For PS5, Xbox Series X, or PC gaming at 4K 120Hz, yes -- 120Hz with HDMI 2.1 is essential. For streaming movies and TV shows that play at 24-30 fps, 120Hz provides marginal benefit through better motion processing. Sports viewers benefit from the smoother motion. Casual streaming-only viewers can save with a quality 60Hz set.
What is the difference between Mini-LED and OLED?
OLED pixels emit their own light, enabling perfect blacks and infinite contrast. Mini-LED uses a thousands-of-LEDs backlight with local dimming zones, achieving excellent but not perfect contrast. Mini-LED is brighter (2000-4000 nits vs 1000-1500 for most OLED); OLED has better black levels, viewing angles, and motion response.
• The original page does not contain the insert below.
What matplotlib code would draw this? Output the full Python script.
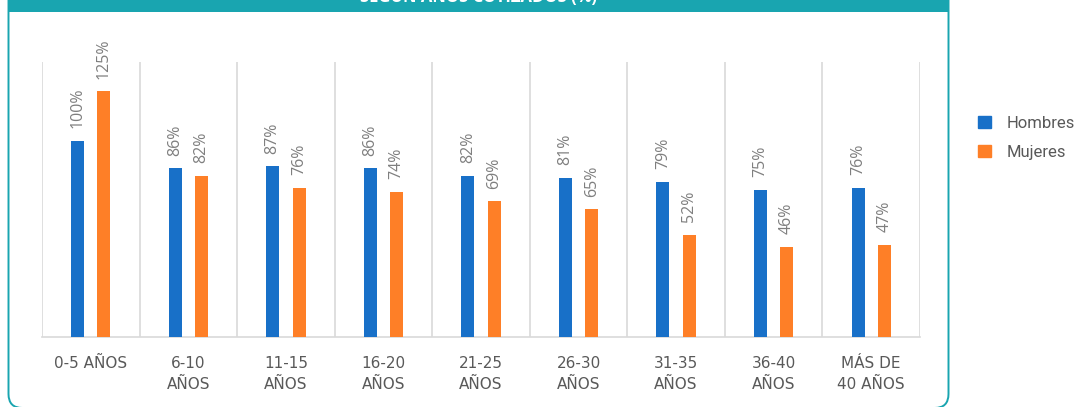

Is QD-OLED better than WOLED?
They are different rather than uniformly better. QD-OLED (Samsung S95D, Sony A95L) delivers higher color volume and brighter highlights. WOLED with MLA (LG G4) reaches similar peak brightness with longer panel-life expectations and slightly better text clarity. For mixed living-room use, QD-OLED is more vibrant; for cinephile dark-room use, both are excellent.
Should I get an 8K TV?
No. 8K content is essentially nonexistent in 2026 outside of YouTube clips. At normal viewing distances, you cannot see the resolution difference below 85 inches. Money spent on 8K is better invested in better processing, brightness, or a larger 4K panel.
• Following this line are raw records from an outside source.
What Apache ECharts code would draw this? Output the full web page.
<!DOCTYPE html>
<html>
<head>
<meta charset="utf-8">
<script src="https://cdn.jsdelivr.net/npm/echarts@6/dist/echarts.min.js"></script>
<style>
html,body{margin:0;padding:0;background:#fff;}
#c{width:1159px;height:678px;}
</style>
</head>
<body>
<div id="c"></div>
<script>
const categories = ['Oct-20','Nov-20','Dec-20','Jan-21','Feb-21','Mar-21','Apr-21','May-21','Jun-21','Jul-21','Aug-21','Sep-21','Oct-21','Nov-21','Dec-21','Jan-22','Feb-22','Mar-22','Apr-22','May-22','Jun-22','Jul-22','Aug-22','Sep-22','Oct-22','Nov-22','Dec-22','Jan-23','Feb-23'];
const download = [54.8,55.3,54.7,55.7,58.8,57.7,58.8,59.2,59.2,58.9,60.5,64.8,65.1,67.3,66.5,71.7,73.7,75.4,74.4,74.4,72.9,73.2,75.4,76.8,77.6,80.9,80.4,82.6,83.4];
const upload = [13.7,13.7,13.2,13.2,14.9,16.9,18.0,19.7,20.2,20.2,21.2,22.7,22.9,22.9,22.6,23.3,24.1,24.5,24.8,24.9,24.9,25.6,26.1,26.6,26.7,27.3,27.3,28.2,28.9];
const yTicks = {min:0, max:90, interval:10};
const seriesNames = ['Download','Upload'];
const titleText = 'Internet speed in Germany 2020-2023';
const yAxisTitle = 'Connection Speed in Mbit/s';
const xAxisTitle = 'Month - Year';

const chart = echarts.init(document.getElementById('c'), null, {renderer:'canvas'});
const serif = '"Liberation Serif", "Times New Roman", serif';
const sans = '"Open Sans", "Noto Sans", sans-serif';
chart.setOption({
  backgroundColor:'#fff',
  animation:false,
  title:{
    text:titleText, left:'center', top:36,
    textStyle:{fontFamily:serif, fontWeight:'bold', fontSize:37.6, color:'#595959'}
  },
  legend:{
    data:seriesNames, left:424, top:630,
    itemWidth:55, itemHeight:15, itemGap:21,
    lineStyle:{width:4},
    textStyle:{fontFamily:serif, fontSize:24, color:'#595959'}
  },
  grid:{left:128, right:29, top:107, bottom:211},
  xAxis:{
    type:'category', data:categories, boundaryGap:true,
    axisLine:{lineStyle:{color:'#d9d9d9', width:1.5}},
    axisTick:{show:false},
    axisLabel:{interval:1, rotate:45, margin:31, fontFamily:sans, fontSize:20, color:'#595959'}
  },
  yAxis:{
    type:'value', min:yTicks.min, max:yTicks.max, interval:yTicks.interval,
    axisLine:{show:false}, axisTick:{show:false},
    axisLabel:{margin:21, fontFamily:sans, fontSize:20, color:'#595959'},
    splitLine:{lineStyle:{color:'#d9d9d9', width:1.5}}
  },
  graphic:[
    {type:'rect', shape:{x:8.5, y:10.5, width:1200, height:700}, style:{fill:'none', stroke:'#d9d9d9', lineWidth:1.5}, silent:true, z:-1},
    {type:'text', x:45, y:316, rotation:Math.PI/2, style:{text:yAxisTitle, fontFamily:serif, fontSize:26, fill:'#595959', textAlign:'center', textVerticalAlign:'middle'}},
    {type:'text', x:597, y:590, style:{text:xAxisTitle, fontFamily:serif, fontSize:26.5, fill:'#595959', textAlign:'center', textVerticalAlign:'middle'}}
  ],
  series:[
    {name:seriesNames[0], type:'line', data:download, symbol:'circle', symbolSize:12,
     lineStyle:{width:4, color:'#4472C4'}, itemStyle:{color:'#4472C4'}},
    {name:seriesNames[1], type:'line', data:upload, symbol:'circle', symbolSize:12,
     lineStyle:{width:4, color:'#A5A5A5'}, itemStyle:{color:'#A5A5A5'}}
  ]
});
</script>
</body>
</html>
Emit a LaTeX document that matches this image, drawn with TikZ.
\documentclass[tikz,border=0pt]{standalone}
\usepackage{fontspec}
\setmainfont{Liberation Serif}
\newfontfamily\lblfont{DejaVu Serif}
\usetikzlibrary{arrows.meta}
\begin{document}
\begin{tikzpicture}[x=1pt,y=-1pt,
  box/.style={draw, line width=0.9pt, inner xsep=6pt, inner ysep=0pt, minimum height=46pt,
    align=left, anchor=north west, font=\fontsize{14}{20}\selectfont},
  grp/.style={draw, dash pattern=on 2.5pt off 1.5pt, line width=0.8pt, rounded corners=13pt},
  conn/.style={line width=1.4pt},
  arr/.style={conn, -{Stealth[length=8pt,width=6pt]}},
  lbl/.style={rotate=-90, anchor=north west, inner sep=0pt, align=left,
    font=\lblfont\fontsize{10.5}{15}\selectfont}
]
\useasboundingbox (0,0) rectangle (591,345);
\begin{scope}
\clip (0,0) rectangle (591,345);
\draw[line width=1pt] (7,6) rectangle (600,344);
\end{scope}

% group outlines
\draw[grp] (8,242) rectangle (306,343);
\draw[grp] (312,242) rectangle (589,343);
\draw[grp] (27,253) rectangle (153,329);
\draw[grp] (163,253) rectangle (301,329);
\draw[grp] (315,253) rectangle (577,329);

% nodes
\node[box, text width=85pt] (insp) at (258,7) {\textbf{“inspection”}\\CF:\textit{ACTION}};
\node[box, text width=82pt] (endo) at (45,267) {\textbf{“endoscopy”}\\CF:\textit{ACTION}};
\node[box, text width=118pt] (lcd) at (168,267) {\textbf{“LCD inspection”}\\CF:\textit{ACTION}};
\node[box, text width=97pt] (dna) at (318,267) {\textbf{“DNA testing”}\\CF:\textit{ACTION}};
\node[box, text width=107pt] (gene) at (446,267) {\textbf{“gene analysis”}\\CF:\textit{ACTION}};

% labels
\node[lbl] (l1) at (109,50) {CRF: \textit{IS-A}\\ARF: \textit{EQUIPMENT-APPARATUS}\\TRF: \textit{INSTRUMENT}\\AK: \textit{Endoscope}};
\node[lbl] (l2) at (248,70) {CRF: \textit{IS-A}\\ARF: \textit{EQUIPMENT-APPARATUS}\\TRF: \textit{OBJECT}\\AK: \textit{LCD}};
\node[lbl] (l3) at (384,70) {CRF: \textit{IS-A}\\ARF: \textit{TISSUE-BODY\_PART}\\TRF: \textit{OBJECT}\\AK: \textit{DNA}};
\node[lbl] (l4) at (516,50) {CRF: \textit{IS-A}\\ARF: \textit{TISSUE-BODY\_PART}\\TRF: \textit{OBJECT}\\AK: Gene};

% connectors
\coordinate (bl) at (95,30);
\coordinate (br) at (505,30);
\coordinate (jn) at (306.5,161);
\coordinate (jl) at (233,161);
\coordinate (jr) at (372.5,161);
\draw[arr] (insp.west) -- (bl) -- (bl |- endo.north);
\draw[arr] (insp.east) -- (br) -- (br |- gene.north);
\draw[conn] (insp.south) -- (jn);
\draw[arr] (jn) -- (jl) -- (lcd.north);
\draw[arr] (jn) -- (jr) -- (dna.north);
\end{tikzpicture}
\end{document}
Which smart TV platform is best?
webOS (LG), Tizen (Samsung), and Google TV (Sony, TCL, Hisense) all work well in 2026. Google TV has the broadest app library and best voice search. Tizen is responsive but Samsung locks you out of Dolby Vision. webOS is intuitive but slightly slower. If you use Apple TV+ heavily, an external Apple TV 4K is worth $129 regardless of the TV.
How important is HDMI 2.1?
Essential for 4K 120Hz gaming, eARC for lossless audio passthrough, and any future-proofing past 2027. Look for at least two HDMI 2.1 ports (one for game console, one for audio receiver). Some budget Mini-LEDs claim HDMI 2.1 but cap bandwidth at 24Gbps -- read reviews to confirm full 48Gbps support.
Should I buy a soundbar with my new TV?
Yes. Even premium TV speakers are mediocre. A $300-500 soundbar with eARC and Dolby Atmos transforms the experience more than any panel upgrade at the same price. The Sonos Beam Gen 2, Sony HT-A5000, and Samsung Q-Series are all strong matches for premium TVs.